From the listing that follows, reproduce only the lines from the one holding "Rebuild this chart" through the one holding "plt.rcParams['mathtext.it'] = 'Liberation", both included, with no pictures.

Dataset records
** begin **
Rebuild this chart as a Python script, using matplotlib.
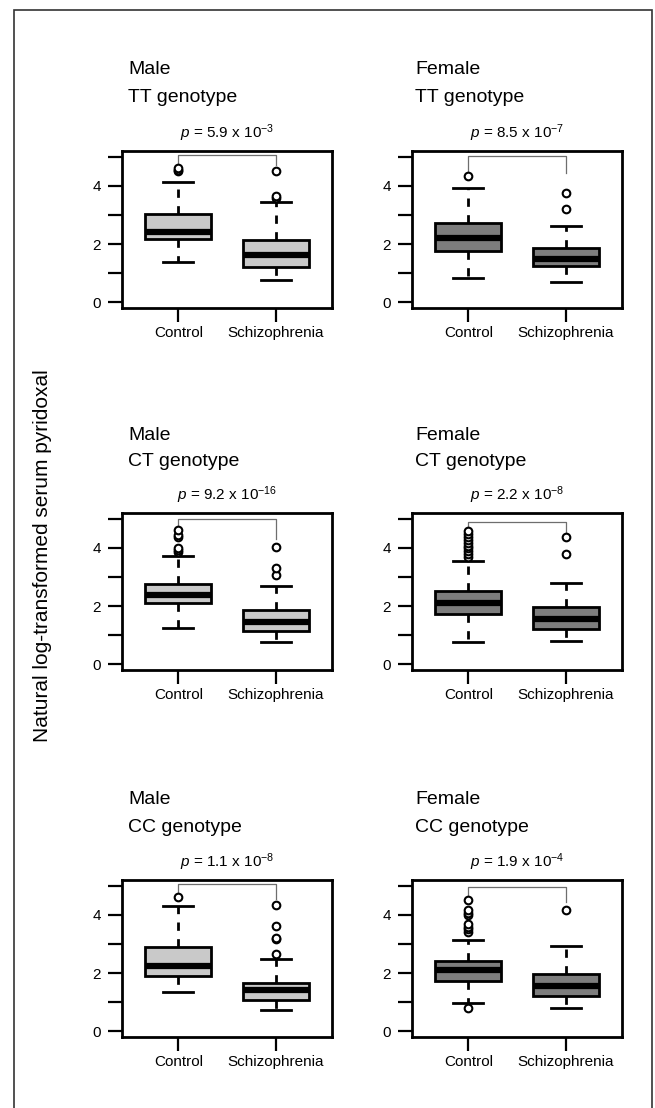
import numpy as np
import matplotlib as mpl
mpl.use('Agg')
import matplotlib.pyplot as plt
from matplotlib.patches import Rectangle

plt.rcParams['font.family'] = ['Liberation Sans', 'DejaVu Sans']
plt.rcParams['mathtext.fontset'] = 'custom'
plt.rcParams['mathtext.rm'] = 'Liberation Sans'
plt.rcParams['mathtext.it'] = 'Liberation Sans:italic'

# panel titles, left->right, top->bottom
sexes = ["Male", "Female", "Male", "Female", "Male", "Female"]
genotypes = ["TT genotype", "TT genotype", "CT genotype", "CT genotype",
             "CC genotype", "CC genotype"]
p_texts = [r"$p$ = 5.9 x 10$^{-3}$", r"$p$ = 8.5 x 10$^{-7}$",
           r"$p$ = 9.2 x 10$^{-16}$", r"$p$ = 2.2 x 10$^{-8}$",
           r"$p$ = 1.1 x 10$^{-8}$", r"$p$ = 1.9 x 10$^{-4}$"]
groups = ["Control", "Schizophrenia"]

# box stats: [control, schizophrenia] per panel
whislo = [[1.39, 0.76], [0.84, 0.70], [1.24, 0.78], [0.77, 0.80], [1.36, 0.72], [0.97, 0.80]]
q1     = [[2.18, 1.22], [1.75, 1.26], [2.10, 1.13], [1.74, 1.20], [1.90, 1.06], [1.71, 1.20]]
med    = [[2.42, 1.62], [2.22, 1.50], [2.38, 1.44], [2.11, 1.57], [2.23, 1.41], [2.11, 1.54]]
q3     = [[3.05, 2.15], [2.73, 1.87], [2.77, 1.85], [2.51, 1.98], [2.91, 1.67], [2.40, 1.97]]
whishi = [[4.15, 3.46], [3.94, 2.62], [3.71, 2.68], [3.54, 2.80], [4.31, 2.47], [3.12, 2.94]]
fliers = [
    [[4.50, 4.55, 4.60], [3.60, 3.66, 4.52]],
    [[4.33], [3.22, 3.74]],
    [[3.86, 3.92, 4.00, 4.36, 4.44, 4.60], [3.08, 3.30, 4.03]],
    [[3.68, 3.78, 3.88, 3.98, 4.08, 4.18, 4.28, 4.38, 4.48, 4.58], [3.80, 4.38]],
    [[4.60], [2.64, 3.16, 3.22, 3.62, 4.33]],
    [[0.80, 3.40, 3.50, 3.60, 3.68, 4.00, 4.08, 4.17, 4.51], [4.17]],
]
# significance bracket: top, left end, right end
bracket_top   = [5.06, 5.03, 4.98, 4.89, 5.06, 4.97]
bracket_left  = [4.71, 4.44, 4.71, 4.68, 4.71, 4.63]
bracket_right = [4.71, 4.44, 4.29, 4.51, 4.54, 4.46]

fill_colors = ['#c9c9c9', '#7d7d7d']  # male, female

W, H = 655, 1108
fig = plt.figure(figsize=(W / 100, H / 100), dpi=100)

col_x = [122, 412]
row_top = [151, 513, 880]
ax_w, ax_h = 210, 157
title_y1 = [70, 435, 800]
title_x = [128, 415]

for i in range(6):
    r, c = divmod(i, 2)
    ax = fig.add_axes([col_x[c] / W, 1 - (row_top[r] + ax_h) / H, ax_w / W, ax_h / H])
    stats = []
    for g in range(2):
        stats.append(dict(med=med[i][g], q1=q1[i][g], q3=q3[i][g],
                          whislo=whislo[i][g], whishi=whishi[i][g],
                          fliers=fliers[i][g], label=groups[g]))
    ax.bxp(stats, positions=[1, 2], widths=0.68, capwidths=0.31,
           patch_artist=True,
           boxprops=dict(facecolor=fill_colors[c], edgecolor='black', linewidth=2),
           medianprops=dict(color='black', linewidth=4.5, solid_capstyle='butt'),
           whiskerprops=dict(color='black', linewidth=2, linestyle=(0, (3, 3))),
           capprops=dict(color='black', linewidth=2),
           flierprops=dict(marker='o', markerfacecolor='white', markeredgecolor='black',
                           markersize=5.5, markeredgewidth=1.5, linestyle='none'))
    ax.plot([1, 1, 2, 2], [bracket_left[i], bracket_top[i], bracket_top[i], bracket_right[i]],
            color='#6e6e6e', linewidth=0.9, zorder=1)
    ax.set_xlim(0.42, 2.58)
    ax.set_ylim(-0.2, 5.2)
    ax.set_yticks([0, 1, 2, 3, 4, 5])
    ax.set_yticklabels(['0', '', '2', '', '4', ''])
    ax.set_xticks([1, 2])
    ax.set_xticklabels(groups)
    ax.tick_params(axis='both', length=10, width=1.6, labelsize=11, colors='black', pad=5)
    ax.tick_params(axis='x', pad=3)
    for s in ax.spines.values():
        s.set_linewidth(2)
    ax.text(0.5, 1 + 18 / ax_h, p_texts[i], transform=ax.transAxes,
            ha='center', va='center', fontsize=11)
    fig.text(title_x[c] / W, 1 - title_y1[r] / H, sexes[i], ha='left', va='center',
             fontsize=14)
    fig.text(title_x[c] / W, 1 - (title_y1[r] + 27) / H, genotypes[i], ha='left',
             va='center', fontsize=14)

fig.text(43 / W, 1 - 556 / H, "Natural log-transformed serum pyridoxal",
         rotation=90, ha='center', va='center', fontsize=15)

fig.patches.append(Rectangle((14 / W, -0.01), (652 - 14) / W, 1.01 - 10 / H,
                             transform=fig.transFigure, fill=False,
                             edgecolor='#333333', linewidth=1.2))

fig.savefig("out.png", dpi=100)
** end **
** begin **
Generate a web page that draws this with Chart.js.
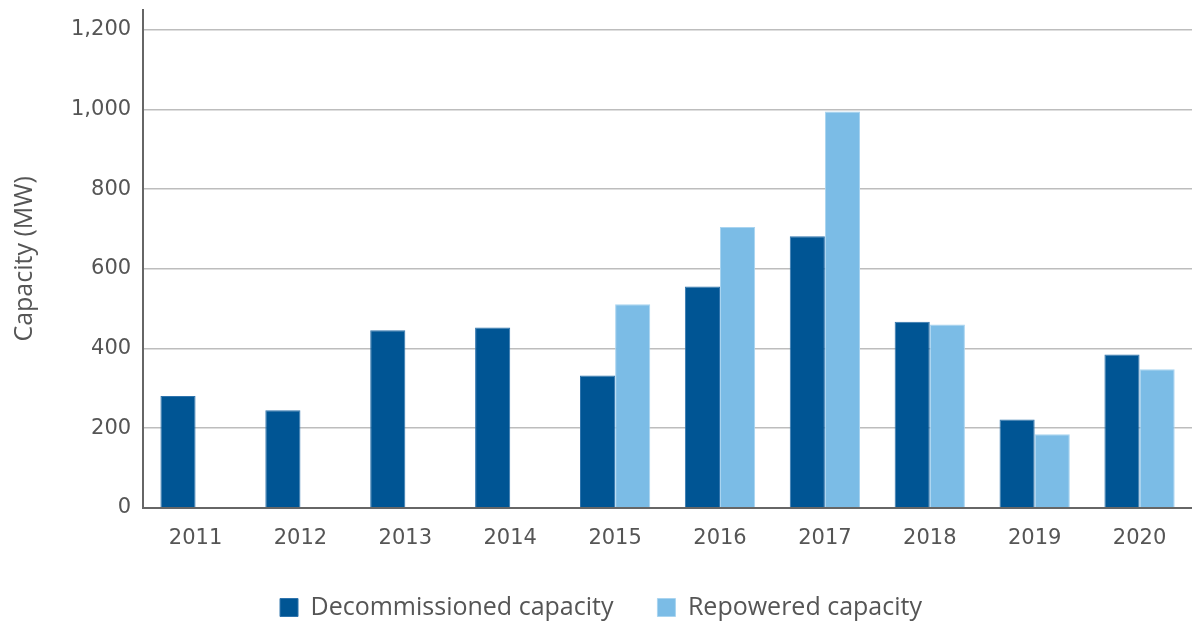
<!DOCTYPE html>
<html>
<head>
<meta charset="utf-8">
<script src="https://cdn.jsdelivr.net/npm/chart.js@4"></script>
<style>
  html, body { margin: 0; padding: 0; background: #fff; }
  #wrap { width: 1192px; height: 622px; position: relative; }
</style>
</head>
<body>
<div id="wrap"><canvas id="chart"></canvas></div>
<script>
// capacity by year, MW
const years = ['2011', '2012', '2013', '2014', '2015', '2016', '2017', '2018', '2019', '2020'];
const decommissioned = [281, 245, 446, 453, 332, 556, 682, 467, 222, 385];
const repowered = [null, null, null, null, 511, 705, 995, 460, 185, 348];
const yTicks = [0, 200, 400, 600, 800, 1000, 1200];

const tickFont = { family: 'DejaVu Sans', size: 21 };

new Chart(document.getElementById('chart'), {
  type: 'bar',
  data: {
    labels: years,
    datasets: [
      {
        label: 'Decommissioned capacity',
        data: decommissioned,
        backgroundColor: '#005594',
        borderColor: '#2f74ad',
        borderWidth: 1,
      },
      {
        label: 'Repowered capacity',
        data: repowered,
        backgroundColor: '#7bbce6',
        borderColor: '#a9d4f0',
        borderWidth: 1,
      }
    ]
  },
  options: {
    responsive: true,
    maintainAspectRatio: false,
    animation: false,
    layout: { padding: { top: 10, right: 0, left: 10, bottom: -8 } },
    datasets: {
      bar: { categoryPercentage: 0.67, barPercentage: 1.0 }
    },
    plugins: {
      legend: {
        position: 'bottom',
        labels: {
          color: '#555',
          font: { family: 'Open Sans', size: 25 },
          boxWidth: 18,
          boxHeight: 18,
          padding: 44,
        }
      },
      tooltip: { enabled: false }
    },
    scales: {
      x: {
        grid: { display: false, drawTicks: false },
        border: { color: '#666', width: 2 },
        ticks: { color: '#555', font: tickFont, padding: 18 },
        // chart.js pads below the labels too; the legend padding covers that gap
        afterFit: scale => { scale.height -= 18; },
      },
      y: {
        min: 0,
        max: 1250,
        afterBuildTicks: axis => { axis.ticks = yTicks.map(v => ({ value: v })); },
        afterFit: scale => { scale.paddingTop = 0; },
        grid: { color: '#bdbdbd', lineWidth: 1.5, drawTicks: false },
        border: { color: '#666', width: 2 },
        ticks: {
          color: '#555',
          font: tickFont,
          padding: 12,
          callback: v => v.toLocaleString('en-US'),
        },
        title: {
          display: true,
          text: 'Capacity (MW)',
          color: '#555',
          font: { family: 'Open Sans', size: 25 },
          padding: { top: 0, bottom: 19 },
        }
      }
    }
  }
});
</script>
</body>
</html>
** end **
** begin **
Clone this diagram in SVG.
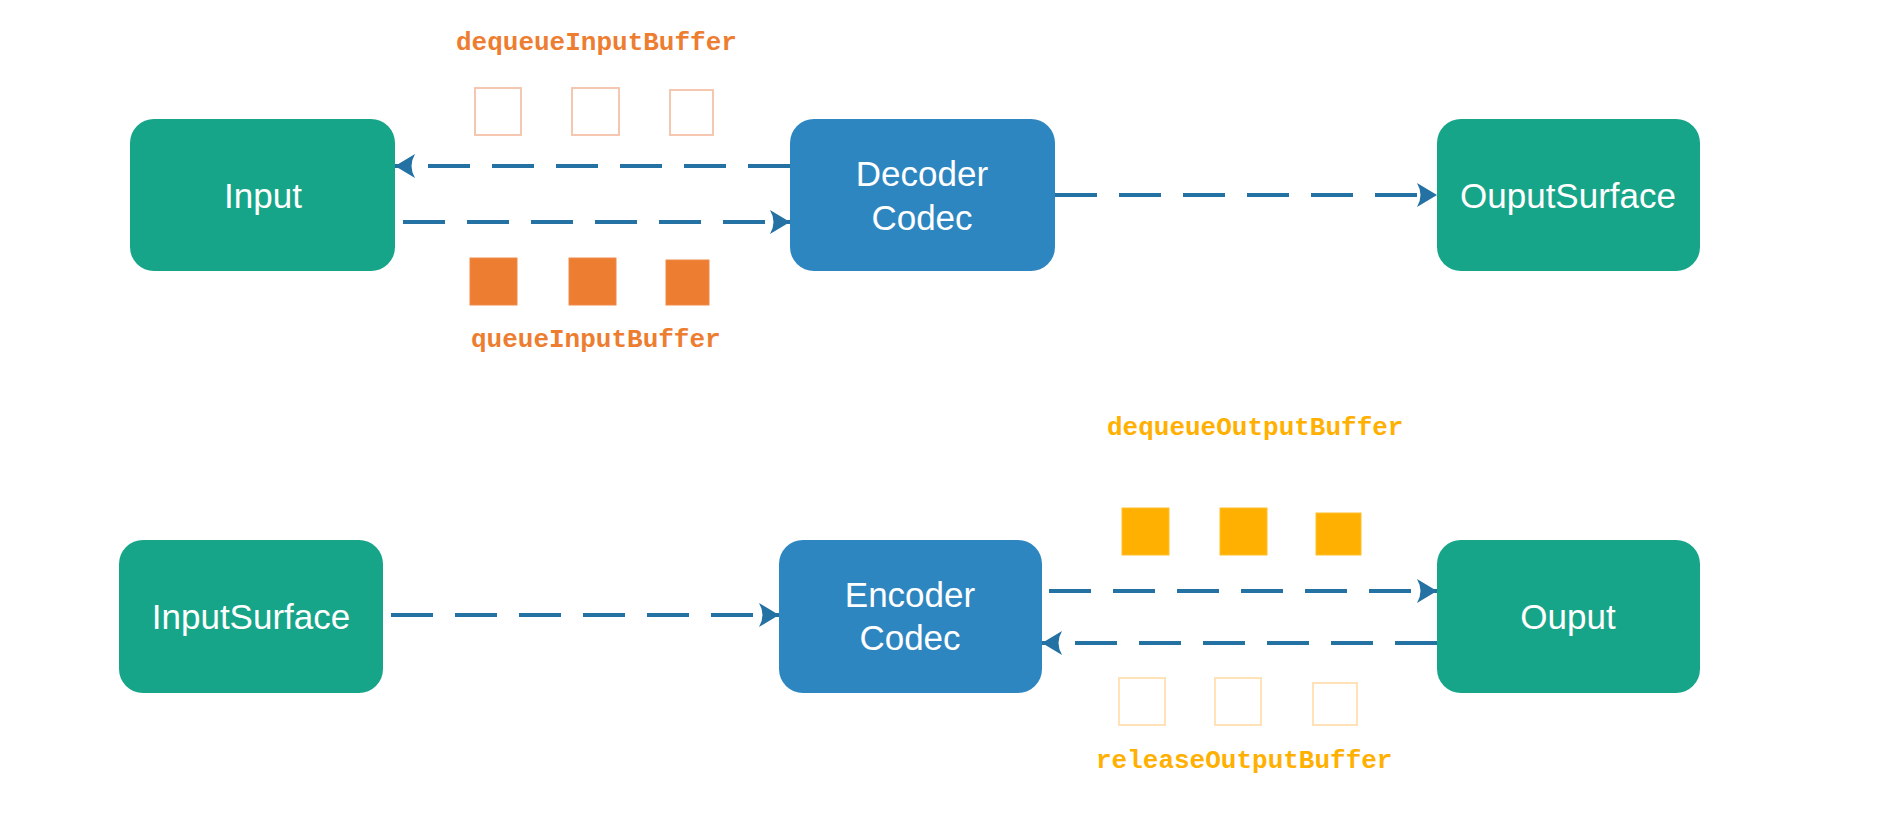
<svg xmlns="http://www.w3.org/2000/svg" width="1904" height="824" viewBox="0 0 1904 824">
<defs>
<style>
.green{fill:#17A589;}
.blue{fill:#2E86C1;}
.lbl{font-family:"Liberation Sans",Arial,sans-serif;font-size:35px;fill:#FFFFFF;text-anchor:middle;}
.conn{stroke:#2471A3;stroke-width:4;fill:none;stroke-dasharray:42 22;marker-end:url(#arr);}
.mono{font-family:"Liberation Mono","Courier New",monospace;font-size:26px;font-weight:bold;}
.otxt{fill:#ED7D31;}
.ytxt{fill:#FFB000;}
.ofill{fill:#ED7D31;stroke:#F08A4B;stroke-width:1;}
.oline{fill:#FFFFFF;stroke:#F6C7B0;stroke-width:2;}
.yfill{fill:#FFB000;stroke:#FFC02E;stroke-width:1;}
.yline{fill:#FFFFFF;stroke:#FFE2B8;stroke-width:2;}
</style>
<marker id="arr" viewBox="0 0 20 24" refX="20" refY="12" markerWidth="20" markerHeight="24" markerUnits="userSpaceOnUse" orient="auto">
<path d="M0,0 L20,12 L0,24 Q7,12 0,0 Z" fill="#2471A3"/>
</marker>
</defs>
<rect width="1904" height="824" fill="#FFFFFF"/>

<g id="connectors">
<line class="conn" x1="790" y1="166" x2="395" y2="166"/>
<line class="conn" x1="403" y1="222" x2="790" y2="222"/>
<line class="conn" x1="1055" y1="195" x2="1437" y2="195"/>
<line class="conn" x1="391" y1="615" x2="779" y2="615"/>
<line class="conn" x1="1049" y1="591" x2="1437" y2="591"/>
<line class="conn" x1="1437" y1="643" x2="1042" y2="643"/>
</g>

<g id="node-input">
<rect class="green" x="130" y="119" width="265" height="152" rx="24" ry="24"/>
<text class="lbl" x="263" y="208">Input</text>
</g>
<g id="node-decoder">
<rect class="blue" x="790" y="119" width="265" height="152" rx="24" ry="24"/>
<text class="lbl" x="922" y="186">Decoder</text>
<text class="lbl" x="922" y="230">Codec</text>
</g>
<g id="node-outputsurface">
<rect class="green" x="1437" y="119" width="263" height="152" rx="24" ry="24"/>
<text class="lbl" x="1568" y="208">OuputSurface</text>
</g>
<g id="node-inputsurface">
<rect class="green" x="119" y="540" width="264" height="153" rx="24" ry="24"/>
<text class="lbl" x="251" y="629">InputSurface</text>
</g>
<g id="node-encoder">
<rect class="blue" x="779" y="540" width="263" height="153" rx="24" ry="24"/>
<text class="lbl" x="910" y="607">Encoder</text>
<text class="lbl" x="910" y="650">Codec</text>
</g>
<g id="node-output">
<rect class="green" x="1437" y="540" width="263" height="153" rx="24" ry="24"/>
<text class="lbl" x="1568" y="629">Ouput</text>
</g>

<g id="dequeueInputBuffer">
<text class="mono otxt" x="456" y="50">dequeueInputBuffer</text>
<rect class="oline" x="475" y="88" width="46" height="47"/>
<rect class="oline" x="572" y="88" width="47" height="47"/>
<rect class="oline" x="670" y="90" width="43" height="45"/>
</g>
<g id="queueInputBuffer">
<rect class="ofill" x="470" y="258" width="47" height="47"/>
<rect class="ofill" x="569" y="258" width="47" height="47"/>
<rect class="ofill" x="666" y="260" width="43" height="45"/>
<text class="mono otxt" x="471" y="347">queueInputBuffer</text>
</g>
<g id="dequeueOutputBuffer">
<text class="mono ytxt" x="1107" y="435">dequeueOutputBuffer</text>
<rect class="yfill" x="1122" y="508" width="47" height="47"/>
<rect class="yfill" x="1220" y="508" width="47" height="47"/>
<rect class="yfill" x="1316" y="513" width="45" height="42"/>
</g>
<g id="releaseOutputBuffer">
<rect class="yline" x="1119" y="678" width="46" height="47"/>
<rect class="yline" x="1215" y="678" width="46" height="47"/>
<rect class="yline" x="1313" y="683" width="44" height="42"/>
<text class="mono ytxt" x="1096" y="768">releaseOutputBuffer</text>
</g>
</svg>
** end **
**Output:**
Rebuild this chart as a Python script, using matplotlib.
import numpy as np
import matplotlib as mpl
mpl.use('Agg')
import matplotlib.pyplot as plt
from matplotlib.patches import Rectangle

plt.rcParams['font.family'] = ['Liberation Sans', 'DejaVu Sans']
plt.rcParams['mathtext.fontset'] = 'custom'
plt.rcParams['mathtext.rm'] = 'Liberation Sans'
plt.rcParams['mathtext.it'] = 'Liberation Sans:italic'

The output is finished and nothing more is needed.